Maurice Papon -que, em
1943-44, quando pressentiu o rumo que a guerra estava tomando,
transferiu sua lealdade para a resistência contra a ocupação nazista- foi um beneficiário típico
dessa política. Em consequência
disso, Papon, após a guerra, chegou a tornar-se chefe da polícia de
Paris e, mais tarde, ministro das
Finanças no governo de Giscard
d'Estaing, entre 1978 e 1981.
O segundo grande escândalo foi
a corrida de obstáculos políticos e
judiciais erguida para ajudar Papon depois que suas atividades
durante a guerra foram descobertas.

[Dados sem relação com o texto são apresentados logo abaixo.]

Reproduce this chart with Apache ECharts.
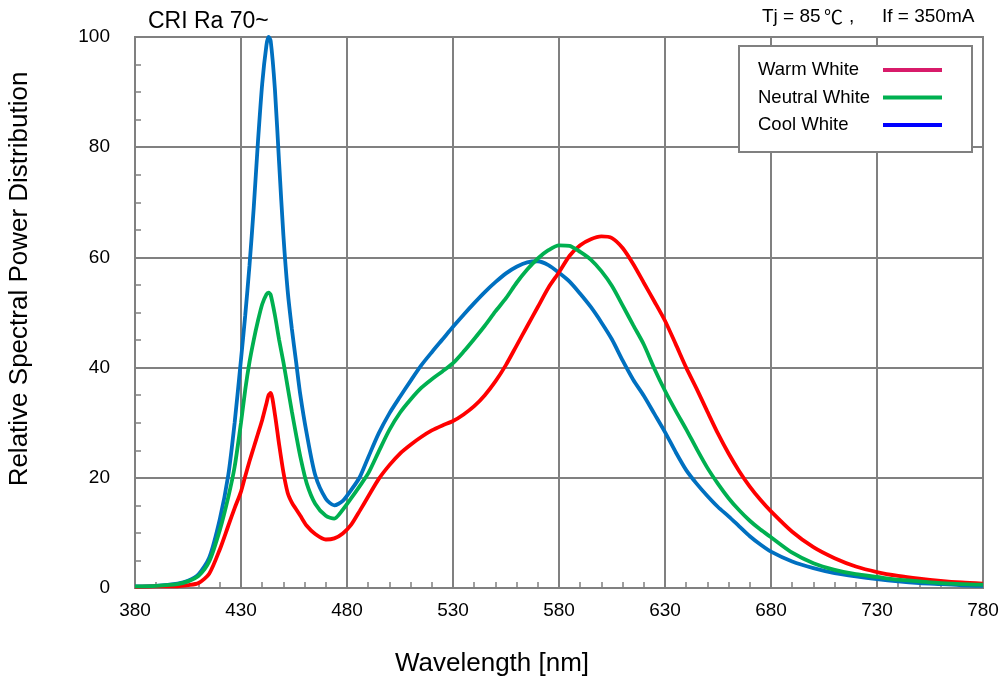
<!DOCTYPE html>
<html>
<head>
<meta charset="utf-8">
<script src="https://cdn.jsdelivr.net/npm/echarts@6/dist/echarts.min.js"></script>
<style>
html,body{margin:0;padding:0;background:#fff;}
#chart{width:1008px;height:684px;}
</style>
</head>
<body>
<div id="chart"></div>
<script>
// ---- data ----
const wavelengths = [380,390,400,405,410,415,420,
  424,427,430,432,434,436,438,440,442,443,444,446,448,450,452,454,456,458,461,465,470,474,478,482,486,490,495,
  500,505,510,515,520,525,530,535,540,545,550,555,560,565,570,575,580,585,590,595,600,605,610,615,620,625,630,635,640,645,650,655,660,665,670,675,680,
  690,700,710,720,730,740,750,760,770,780];

const coolWhite = [0.3,0.4,0.8,1.3,2.5,5.5,12.5,
  20.5,30,41.5,49.5,58.5,69,81,91.5,98.5,100,99.3,90.5,77,64,54,47,41,35,28,20.5,16.2,15,15.8,17.8,20.1,23.7,28.1,
  31.7,34.7,37.6,40.4,42.8,45.1,47.4,49.6,51.7,53.7,55.5,57.1,58.3,59.1,59.3,58.6,57.2,55.6,53.4,51,48.2,45.1,41.3,37.8,34.9,31.6,28.3,24.7,21.4,18.9,16.7,14.7,13,11.2,9.4,7.9,6.6,
  4.8,3.6,2.7,2.1,1.6,1.2,0.9,0.7,0.5,0.4];

const neutralWhite = [0.3,0.4,0.7,1.2,2.2,4.8,10.5,
  16.5,22,30,36,41,45,48.5,51.5,53.3,53.6,53.2,49.5,45,41,36.5,32,27.8,23.8,19,15.3,13.1,12.6,14.2,16.3,18.5,20.8,24.8,
  28.7,31.8,34.2,36.3,37.9,39.3,40.8,42.9,45.2,47.6,50.2,52.6,55.4,57.8,59.8,61.3,62.2,62.1,61,59.6,57.5,54.8,51.3,47.7,44.2,39.8,35.8,32.2,28.8,25.2,21.8,18.9,16.3,14.1,12.2,10.6,9.2,
  6.4,4.5,3.3,2.5,2.0,1.5,1.2,0.9,0.7,0.6];

const warmWhite = [0.2,0.3,0.3,0.5,0.9,2.6,7,
  11.3,14.5,17.5,20.3,23,25.5,28,30.5,33.5,35,35.4,31.5,26,21,17.3,15.5,14.3,13.1,11.3,9.8,8.8,9,9.9,11.5,14,16.6,19.8,
  22.3,24.4,26,27.4,28.6,29.5,30.3,31.5,33,35,37.5,40.5,44,47.5,51,54.5,57.3,60.3,62.2,63.3,63.8,63.5,61.7,58.8,55.4,52,48.5,44.3,40,36.1,32,28,24.4,21.2,18.4,16,13.9,
  10.2,7.4,5.4,3.9,2.9,2.2,1.7,1.3,1.0,0.8];

const legendNames = ['Warm White','Neutral White','Cool White'];
const legendColors = ['#D81B6A','#00B050','#0000FF'];

// ---- chart ----
const FONT = '"Liberation Sans", Arial, sans-serif';
const CJK = '"Noto Sans CJK JP", "Noto Sans CJK SC", sans-serif';
const GRAY = '#808080';
function pairs(vals){ return wavelengths.map((w,i)=>[w, vals[i]]); }

const chart = echarts.init(document.getElementById('chart'));

function mkSeries(name, vals, color){
  return {
    name, type:'line', data: pairs(vals), showSymbol:false, symbol:'none',
    smooth:0.25,
    lineStyle:{color, width:3.8}, itemStyle:{color}, z:3
  };
}

const legendGraphics = [{
  type:'rect', left:738, top:45, z:10,
  shape:{width:233, height:106},
  style:{fill:'#fff', stroke:GRAY, lineWidth:2}
}];
legendNames.forEach((n,i)=>{
  const y = 70 + i*27.5;
  legendGraphics.push({type:'text', x:758, y:y, z:11,
    style:{text:n, font:'18.5px '+FONT, fill:'#000', textVerticalAlign:'middle'}});
  legendGraphics.push({type:'line', z:11,
    shape:{x1:883, y1:y, x2:942, y2:y},
    style:{stroke:legendColors[i], lineWidth:4}});
});

const T = (text, x, y, font, extra) => Object.assign({type:'text', x, y,
  style:Object.assign({text, font, fill:'#000', textVerticalAlign:'middle'}, extra || {})});

chart.setOption({
  animation:false,
  backgroundColor:'#fff',
  grid:{left:135, right:25, top:37, bottom:96, show:true, borderColor:GRAY, borderWidth:2},
  xAxis:{
    type:'value', min:380, max:780, interval:50,
    axisLine:{show:true, lineStyle:{color:GRAY, width:2}},
    axisTick:{show:true, inside:true, length:6, lineStyle:{color:GRAY, width:1.5}},
    minorTick:{show:true, splitNumber:5, length:6, lineStyle:{color:GRAY, width:1.5}},
    splitLine:{show:true, lineStyle:{color:GRAY, width:2}},
    axisLabel:{color:'#000', fontSize:19, fontFamily:FONT, margin:13}
  },
  yAxis:{
    type:'value', min:0, max:100, interval:20,
    axisLine:{show:true, lineStyle:{color:GRAY, width:2}},
    axisTick:{show:true, inside:true, length:6, lineStyle:{color:GRAY, width:1.5}},
    minorTick:{show:true, splitNumber:4, length:6, lineStyle:{color:GRAY, width:1.5}},
    splitLine:{show:true, lineStyle:{color:GRAY, width:2}},
    axisLabel:{color:'#000', fontSize:19, fontFamily:FONT, margin:25}
  },
  series:[
    mkSeries('Cool White', coolWhite, '#0070C0'),
    mkSeries('Warm White', warmWhite, '#FF0000'),
    mkSeries('Neutral White', neutralWhite, '#00B050')
  ],
  graphic:[
    T('CRI Ra 70~', 148, 22, '23px '+FONT),
    T('Tj = 85', 762, 17, '19px '+FONT),
    T('\u2103', 824, 17, '19px '+CJK),
    T(',', 849, 17, '19px '+FONT),
    T('If = 350mA', 882, 17, '19px '+FONT),
    T('Wavelength [nm]', 492, 664, '26px '+FONT, {textAlign:'center'}),
    Object.assign(T('Relative Spectral Power Distribution', 20, 279, '26px '+FONT, {textAlign:'center'}), {rotation:Math.PI/2})
  ].concat(legendGraphics)
});
</script>
</body>
</html>
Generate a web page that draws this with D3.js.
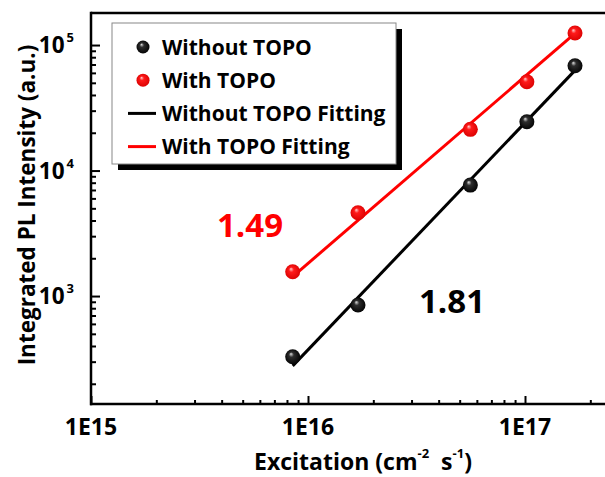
<!DOCTYPE html>
<html>
<head>
<meta charset="utf-8">
<script src="https://cdn.jsdelivr.net/npm/d3@7"></script>
<style>
  html, body { margin: 0; padding: 0; background: #fff; }
  svg { display: block; }
  text { font-family: "Open Sans", "DejaVu Sans", sans-serif; font-weight: 700; fill: #000; }
</style>
</head>
<body>
<svg id="chart" width="605" height="477"></svg>
<script>
// Excitation flux (cm^-2 s^-1)
const excitation = [8.5e15, 1.7e16, 5.6e16, 1.02e17, 1.7e17];
// Integrated PL intensity (a.u.)
const withoutTopo = [328, 848, 7660, 24500, 68400];
const withTopo = [1560, 4610, 21300, 51000, 124600];
// Power-law exponents from the fits
const slopeWithout = 1.81;
const slopeWith = 1.49;

const xMajorTicks = [1e15, 1e16, 1e17];
const xTickLabels = ["1E15", "1E16", "1E17"];
const yMajorTicks = [1e3, 1e4, 1e5];
const yTickExponents = ["3", "4", "5"];

const legendLabels = ["Without TOPO", "With TOPO", "Without TOPO Fitting", "With TOPO Fitting"];

const svg = d3.select("#chart");
const W = 605, H = 477;

const x = d3.scaleLog().domain([1e15, 1e18]).range([91, 742]);
const y = d3.scaleLog().domain([138, 1.8e5]).range([404, 13]);

// sphere-shaded marker fills
const defs = svg.append("defs");
function ballGradient(id, hi, mid, edge) {
  const g = defs.append("radialGradient").attr("id", id)
    .attr("cx", "50%").attr("cy", "50%").attr("r", "55%")
    .attr("fx", "38%").attr("fy", "30%");
  g.append("stop").attr("offset", "0%").attr("stop-color", hi);
  g.append("stop").attr("offset", "30%").attr("stop-color", mid);
  g.append("stop").attr("offset", "100%").attr("stop-color", edge);
}
ballGradient("ballBlack", "#e0e0e0", "#2e2e2e", "#000");
ballGradient("ballRed", "#ffd0d0", "#ff1a1a", "#d80000");

const clip = defs.append("clipPath").attr("id", "plotClip");
clip.append("rect").attr("x", 0).attr("y", 0).attr("width", W).attr("height", H);

// axes frame
const [x0, x1] = x.range();
const [yb, yt] = y.range();
const frame = svg.append("g").attr("clip-path", "url(#plotClip)");
frame.append("line").attr("x1", x0).attr("x2", x1).attr("y1", yt).attr("y2", yt)
  .attr("stroke", "#000").attr("stroke-width", 2.5);

// bottom axis with inward ticks
const xMinor = [];
[1e15, 1e16, 1e17].forEach(d => { for (let k = 2; k <= 9; k++) xMinor.push(d * k); });
const xAxis = svg.append("g").attr("transform", `translate(0,${yb})`);
xAxis.call(d3.axisBottom(x).tickValues(xMinor.filter(v => x(v) < W)).tickSize(-4).tickFormat(""));
xAxis.append("g").call(d3.axisBottom(x).tickValues(xMajorTicks).tickSize(-8).tickFormat(""));
xAxis.selectAll(".domain").remove();
xAxis.selectAll("line").attr("stroke", "#000").attr("stroke-width", 2);
xAxis.append("line").attr("x1", x0 - 1).attr("x2", W).attr("y1", 0).attr("y2", 0)
  .attr("stroke", "#000").attr("stroke-width", 2.5);
xAxis.selectAll(".xlab").data(xMajorTicks).enter().append("text")
  .attr("class", "xlab")
  .attr("x", d => x(d)).attr("y", 31)
  .attr("text-anchor", "middle").attr("font-size", 23)
  .text((d, i) => xTickLabels[i]);

// left axis with inward ticks
const yMinor = [];
[100, 1e3, 1e4, 1e5].forEach(d => { for (let k = 2; k <= 9; k++) { const v = d * k; if (v > 138 && v < 1.8e5) yMinor.push(v); } });
const yAxis = svg.append("g").attr("transform", `translate(${x0},0)`);
yAxis.call(d3.axisLeft(y).tickValues(yMinor).tickSize(-5).tickFormat(""));
yAxis.append("g").call(d3.axisLeft(y).tickValues(yMajorTicks).tickSize(-9).tickFormat(""));
yAxis.selectAll(".domain").remove();
yAxis.selectAll("line").attr("stroke", "#000").attr("stroke-width", 2);
yAxis.append("line").attr("x1", 0).attr("x2", 0).attr("y1", yt - 1.2).attr("y2", yb + 1.2)
  .attr("stroke", "#000").attr("stroke-width", 2.5);
const ylab = yAxis.selectAll(".ylab").data(yMajorTicks).enter().append("text")
  .attr("class", "ylab")
  .attr("x", -17).attr("y", d => y(d) + 8)
  .attr("text-anchor", "end").attr("font-size", 22.5);
ylab.append("tspan").text("10");
ylab.append("tspan").attr("font-size", 13).attr("dy", -11).attr("dx", 2).text((d, i) => yTickExponents[i]);

// axis titles
const xTitle = svg.append("text").attr("x", 363).attr("y", 470)
  .attr("text-anchor", "middle").attr("font-size", 23);
xTitle.append("tspan").text("Excitation (cm");
xTitle.append("tspan").attr("font-size", 13).attr("dy", -12).text("-2");
xTitle.append("tspan").attr("dy", 12).text("\u00a0\u00a0s");
xTitle.append("tspan").attr("font-size", 13).attr("dy", -12).text("-1");
xTitle.append("tspan").attr("dy", 12).text(")");

svg.append("text").attr("transform", "translate(35,205) rotate(-90)")
  .attr("text-anchor", "middle").attr("font-size", 22.5)
  .text("Integrated PL Intensity (a.u.)");

// power-law fit lines with the stated exponents
function fitLine(xs, ys, slope) {
  const lx = xs.map(Math.log10), ly = ys.map(Math.log10);
  const b = d3.mean(ly.map((v, i) => v - slope * lx[i]));
  const ends = [d3.min(xs), d3.max(xs)];
  return ends.map(v => [v, Math.pow(10, b + slope * Math.log10(v))]);
}
const line = d3.line().x(d => x(d[0])).y(d => y(d[1]));
svg.append("path").attr("d", line(fitLine(excitation, withoutTopo, slopeWithout)))
  .attr("stroke", "#000").attr("stroke-width", 3).attr("fill", "none");
svg.append("path").attr("d", line(fitLine(excitation, withTopo, slopeWith)))
  .attr("stroke", "#ff0000").attr("stroke-width", 3).attr("fill", "none");

// data points
svg.append("g").selectAll("circle").data(excitation).enter().append("circle")
  .attr("cx", d => x(d)).attr("cy", (d, i) => y(withoutTopo[i])).attr("r", 7.5)
  .attr("fill", "url(#ballBlack)");
svg.append("g").selectAll("circle").data(excitation).enter().append("circle")
  .attr("cx", d => x(d)).attr("cy", (d, i) => y(withTopo[i])).attr("r", 7.5)
  .attr("fill", "url(#ballRed)");

// slope annotations
svg.append("text").attr("x", 250).attr("y", 237).attr("text-anchor", "middle")
  .attr("font-size", 33).style("fill", "#ff0000").text(slopeWith.toFixed(2));
svg.append("text").attr("x", 452).attr("y", 313).attr("text-anchor", "middle")
  .attr("font-size", 33).text(slopeWithout.toFixed(2));

// legend with drop shadow
const lg = svg.append("g");
lg.append("rect").attr("x", 118).attr("y", 29).attr("width", 284).attr("height", 141).attr("fill", "#000");
lg.append("rect").attr("x", 112).attr("y", 23).attr("width", 284).attr("height", 141)
  .attr("fill", "#fff").attr("stroke", "#888").attr("stroke-width", 1);
const rowY = i => 47 + i * 33.2;
lg.append("circle").attr("cx", 143).attr("cy", rowY(0)).attr("r", 6.5).attr("fill", "url(#ballBlack)");
lg.append("circle").attr("cx", 143).attr("cy", rowY(1)).attr("r", 6.5).attr("fill", "url(#ballRed)");
lg.append("line").attr("x1", 128).attr("x2", 156).attr("y1", rowY(2)).attr("y2", rowY(2))
  .attr("stroke", "#000").attr("stroke-width", 3);
lg.append("line").attr("x1", 128).attr("x2", 156).attr("y1", rowY(3)).attr("y2", rowY(3))
  .attr("stroke", "#ff0000").attr("stroke-width", 3);
lg.selectAll(".lt").data(legendLabels).enter().append("text").attr("class", "lt")
  .attr("x", 162).attr("y", (d, i) => rowY(i) + 7.5)
  .attr("font-size", 21).text(d => d);
</script>
</body>
</html>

Foram necessários 17 anos para levar Papon a julgamento, devido a uma ação de retaguarda movida em seu favor.
Seu julgamento, que se arrastou
por seis meses em 1997 e 1998 -o
mais demorado julgamento do
pós-guerra na França-, foi uma
agonia. Perto do final, Papon,
uma figura alta e aristocrática, fez
um pedido de desculpas bastante
frio, mas, durante quase o julgamento todo, manteve-se firme em
sua linha de defesa.
Disse que não tivera outra escolha senão cumprir as ordens do
governo de Vichy, que fizera o
possível para salvar o maior número possível de judeus e que não
tivera idéia, na época, de que os
trens carregados de pessoas detidas, que rumavam inicialmente
para o norte da França, tinham
como destino último os campos
de extermínio.
O tribunal aceitou sua defesa
em relação a esse último ponto, de
modo que Papon foi considerado
inocente da acusação de assassinato. Mas foi julgado culpado de
""cumplicidade em crimes contra
a humanidade".
As provas documentais indicavam que Papon, na época o subprefeito da região de Bordeaux, fez pouco para ajudar os judeus. Os parentes de suas vítimas rezavam para que ele sobrevivesse para cumprir sua pena na íntegra.